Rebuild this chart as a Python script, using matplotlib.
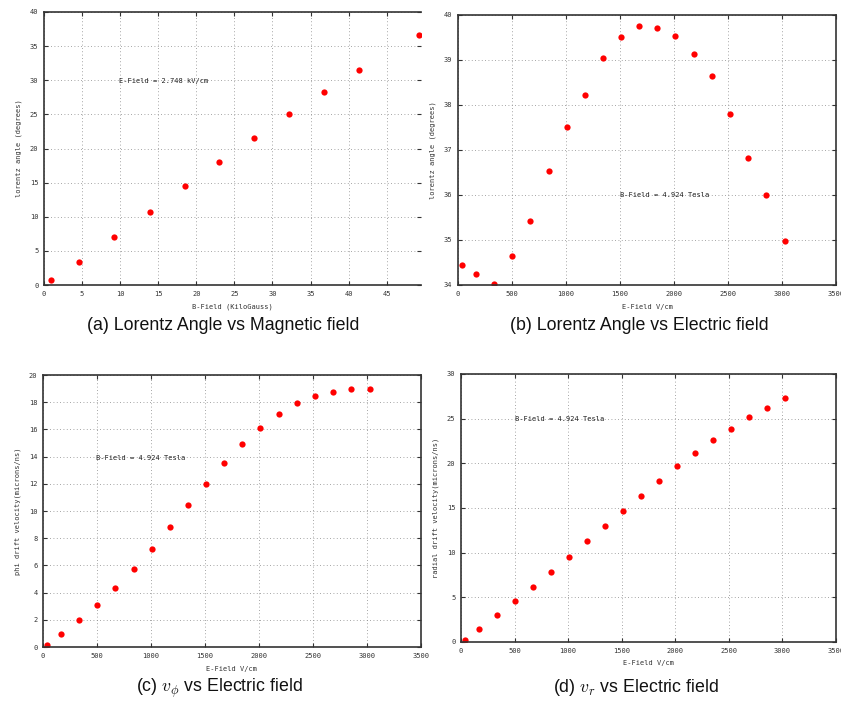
import matplotlib
matplotlib.use("Agg")
import matplotlib.pyplot as plt

plt.rcParams['mathtext.fontset'] = 'cm'

# ---- data ----
b_field_kg = [0.88, 4.6, 9.2, 13.86, 18.5, 23.0, 27.6, 32.2, 36.8, 41.4, 49.2]
angle_vs_b = [0.73, 3.37, 7.1, 10.7, 14.5, 17.95, 21.6, 25.0, 28.3, 31.5, 36.7]

e_field = [34, 170, 337, 504, 671, 841, 1005, 1175, 1342, 1509, 1676, 1846,
           2013, 2183, 2350, 2517, 2687, 2854, 3024]
angle_vs_e = [34.44, 34.24, 34.03, 34.64, 35.42, 36.53, 37.50, 38.23, 39.04, 39.50,
              39.76, 39.71, 39.53, 39.14, 38.64, 37.81, 36.83, 36.01, 34.98]
v_phi = [0.12, 0.93, 1.96, 3.09, 4.32, 5.77, 7.24, 8.86, 10.43, 12.0,
         13.55, 14.9, 16.12, 17.13, 17.91, 18.43, 18.77, 18.94, 18.94]
v_r = [0.26, 1.42, 2.99, 4.56, 6.2, 7.84, 9.56, 11.28, 12.93, 14.72,
       16.36, 18.0, 19.65, 21.14, 22.56, 23.87, 25.18, 26.22, 27.27]

captions = ["(a) Lorentz Angle vs Magnetic field",
            "(b) Lorentz Angle vs Electric field",
            r"(c) $v_\phi$ vs Electric field",
            r"(d) $v_r$ vs Electric field"]

W, H = 841, 705
fig = plt.figure(figsize=(W / 100, H / 100), dpi=100)

def px_axes(l, r, t, b):
    return fig.add_axes([l / W, (H - b) / H, (r - l) / W, (b - t) / H])

mono = 'DejaVu Sans Mono'
small = 5

def style(ax, xlim, ylim, xticks, yticks, xlabel, ylabel, hide_right=False):
    ax.set_xlim(*xlim)
    ax.set_ylim(*ylim)
    ax.set_xticks(xticks)
    ax.set_yticks(yticks)
    ax.grid(True, linestyle=(0, (1, 3)), color='#888888', linewidth=0.6)
    ax.tick_params(direction='in', length=3, width=0.8, top=True, right=True,
                   labelsize=small, pad=4, colors='#333333')
    for lab in ax.get_xticklabels() + ax.get_yticklabels():
        lab.set_family(mono)
    for s in ax.spines.values():
        s.set_linewidth(1.2)
        s.set_color('#333333')
    if hide_right:
        ax.spines['right'].set_visible(False)
    ax.set_xlabel(xlabel, fontsize=small, family=mono, color='#333333', labelpad=5)
    ax.set_ylabel(ylabel, fontsize=small, family=mono, color='#333333', labelpad=6)

mk = dict(marker='o', linestyle='none', color='#ff0000', markersize=4.5,
          markeredgewidth=0)

# (a)
ax = px_axes(44, 421, 12, 285)
ax.plot(b_field_kg, angle_vs_b, **mk)
style(ax, (0, 49.5), (0, 40), range(0, 50, 5), range(0, 41, 5),
      "B-Field (KiloGauss)", "lorentz angle (degrees)", hide_right=True)
ax.text(9.9, 29.9, "E-Field = 2.748 kV/cm", fontsize=small, family=mono,
        va='center', color='#222222')

# (b)
ax = px_axes(458, 836, 15, 285)
ax.plot(e_field, angle_vs_e, **mk)
style(ax, (0, 3500), (34, 40), range(0, 3501, 500), range(34, 41, 1),
      "E-Field V/cm", "lorentz angle (degrees)")
ax.text(1500, 36.0, "B-Field = 4.924 Tesla", fontsize=small, family=mono,
        va='center', color='#222222')

# (c)
ax = px_axes(43, 421, 375, 647)
ax.plot(e_field, v_phi, **mk)
style(ax, (0, 3500), (0, 20), range(0, 3501, 500), range(0, 21, 2),
      "E-Field V/cm", "phi drift velocity(microns/ns)")
ax.text(493, 13.9, "B-Field = 4.924 Tesla", fontsize=small, family=mono,
        va='center', color='#222222')

# (d)
ax = px_axes(461, 836, 374, 642)
ax.plot(e_field, v_r, **mk)
style(ax, (0, 3500), (0, 30), range(0, 3501, 500), range(0, 31, 5),
      "E-Field V/cm", "radial drift velocity(microns/ns)")
ax.text(504, 25.0, "B-Field = 4.924 Tesla", fontsize=small, family=mono,
        va='center', color='#222222')

cap_pos = [(223, 325), (639, 325), (219, 688), (636, 688)]
for (cx, cy), txt in zip(cap_pos, captions):
    fig.text(cx / W, (H - cy) / H, txt, ha='center', va='center',
             fontsize=12.8, family=['Liberation Sans', 'DejaVu Sans'], color='#111111')

fig.savefig("out.png", dpi=100)
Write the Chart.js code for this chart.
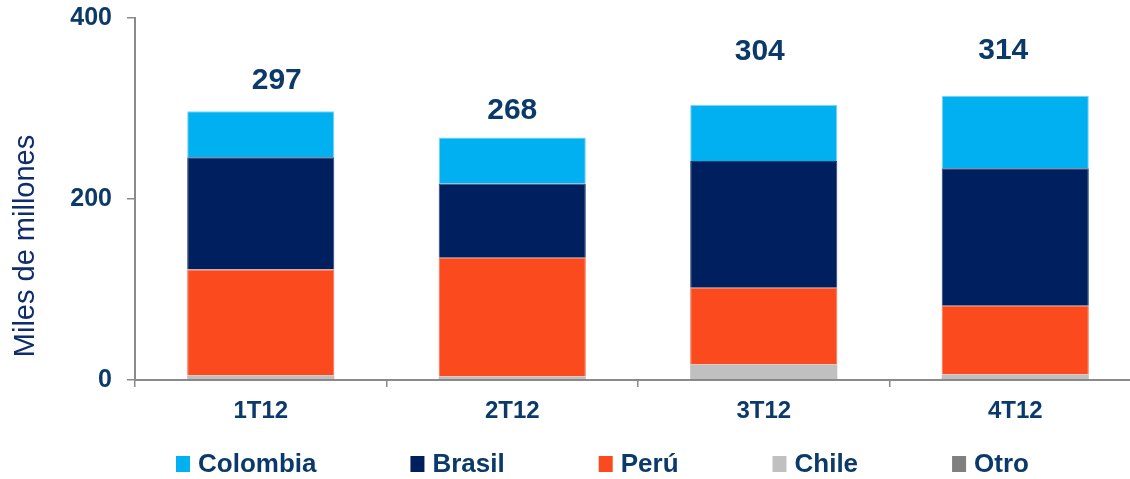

━━━━━━━━━━━━━━━━

- **TASK REQUIREMENTS**: Would you return the data exactly as written, without the pictures?

- **SOLUTION**:
Rebuild this chart as a Python script, using matplotlib.
import matplotlib
matplotlib.use("Agg")
import matplotlib.pyplot as plt

plt.rcParams['mathtext.fontset'] = 'cm'

# ---- data ----
b_field_kg = [0.88, 4.6, 9.2, 13.86, 18.5, 23.0, 27.6, 32.2, 36.8, 41.4, 49.2]
angle_vs_b = [0.73, 3.37, 7.1, 10.7, 14.5, 17.95, 21.6, 25.0, 28.3, 31.5, 36.7]

e_field = [34, 170, 337, 504, 671, 841, 1005, 1175, 1342, 1509, 1676, 1846,
           2013, 2183, 2350, 2517, 2687, 2854, 3024]
angle_vs_e = [34.44, 34.24, 34.03, 34.64, 35.42, 36.53, 37.50, 38.23, 39.04, 39.50,
              39.76, 39.71, 39.53, 39.14, 38.64, 37.81, 36.83, 36.01, 34.98]
v_phi = [0.12, 0.93, 1.96, 3.09, 4.32, 5.77, 7.24, 8.86, 10.43, 12.0,
         13.55, 14.9, 16.12, 17.13, 17.91, 18.43, 18.77, 18.94, 18.94]
v_r = [0.26, 1.42, 2.99, 4.56, 6.2, 7.84, 9.56, 11.28, 12.93, 14.72,
       16.36, 18.0, 19.65, 21.14, 22.56, 23.87, 25.18, 26.22, 27.27]

captions = ["(a) Lorentz Angle vs Magnetic field",
            "(b) Lorentz Angle vs Electric field",
            r"(c) $v_\phi$ vs Electric field",
            r"(d) $v_r$ vs Electric field"]

W, H = 841, 705
fig = plt.figure(figsize=(W / 100, H / 100), dpi=100)

def px_axes(l, r, t, b):
    return fig.add_axes([l / W, (H - b) / H, (r - l) / W, (b - t) / H])

mono = 'DejaVu Sans Mono'
small = 5

def style(ax, xlim, ylim, xticks, yticks, xlabel, ylabel, hide_right=False):
    ax.set_xlim(*xlim)
    ax.set_ylim(*ylim)
    ax.set_xticks(xticks)
    ax.set_yticks(yticks)
    ax.grid(True, linestyle=(0, (1, 3)), color='#888888', linewidth=0.6)
    ax.tick_params(direction='in', length=3, width=0.8, top=True, right=True,
                   labelsize=small, pad=4, colors='#333333')
    for lab in ax.get_xticklabels() + ax.get_yticklabels():
        lab.set_family(mono)
    for s in ax.spines.values():
        s.set_linewidth(1.2)
        s.set_color('#333333')
    if hide_right:
        ax.spines['right'].set_visible(False)
    ax.set_xlabel(xlabel, fontsize=small, family=mono, color='#333333', labelpad=5)
    ax.set_ylabel(ylabel, fontsize=small, family=mono, color='#333333', labelpad=6)

mk = dict(marker='o', linestyle='none', color='#ff0000', markersize=4.5,
          markeredgewidth=0)

# (a)
ax = px_axes(44, 421, 12, 285)
ax.plot(b_field_kg, angle_vs_b, **mk)
style(ax, (0, 49.5), (0, 40), range(0, 50, 5), range(0, 41, 5),
      "B-Field (KiloGauss)", "lorentz angle (degrees)", hide_right=True)
ax.text(9.9, 29.9, "E-Field = 2.748 kV/cm", fontsize=small, family=mono,
        va='center', color='#222222')

# (b)
ax = px_axes(458, 836, 15, 285)
ax.plot(e_field, angle_vs_e, **mk)
style(ax, (0, 3500), (34, 40), range(0, 3501, 500), range(34, 41, 1),
      "E-Field V/cm", "lorentz angle (degrees)")
ax.text(1500, 36.0, "B-Field = 4.924 Tesla", fontsize=small, family=mono,
        va='center', color='#222222')

# (c)
ax = px_axes(43, 421, 375, 647)
ax.plot(e_field, v_phi, **mk)
style(ax, (0, 3500), (0, 20), range(0, 3501, 500), range(0, 21, 2),
      "E-Field V/cm", "phi drift velocity(microns/ns)")
ax.text(493, 13.9, "B-Field = 4.924 Tesla", fontsize=small, family=mono,
        va='center', color='#222222')

# (d)
ax = px_axes(461, 836, 374, 642)
ax.plot(e_field, v_r, **mk)
style(ax, (0, 3500), (0, 30), range(0, 3501, 500), range(0, 31, 5),
      "E-Field V/cm", "radial drift velocity(microns/ns)")
ax.text(504, 25.0, "B-Field = 4.924 Tesla", fontsize=small, family=mono,
        va='center', color='#222222')

cap_pos = [(223, 325), (639, 325), (219, 688), (636, 688)]
for (cx, cy), txt in zip(cap_pos, captions):
    fig.text(cx / W, (H - cy) / H, txt, ha='center', va='center',
             fontsize=12.8, family=['Liberation Sans', 'DejaVu Sans'], color='#111111')

fig.savefig("out.png", dpi=100)
Write the Chart.js code for this chart.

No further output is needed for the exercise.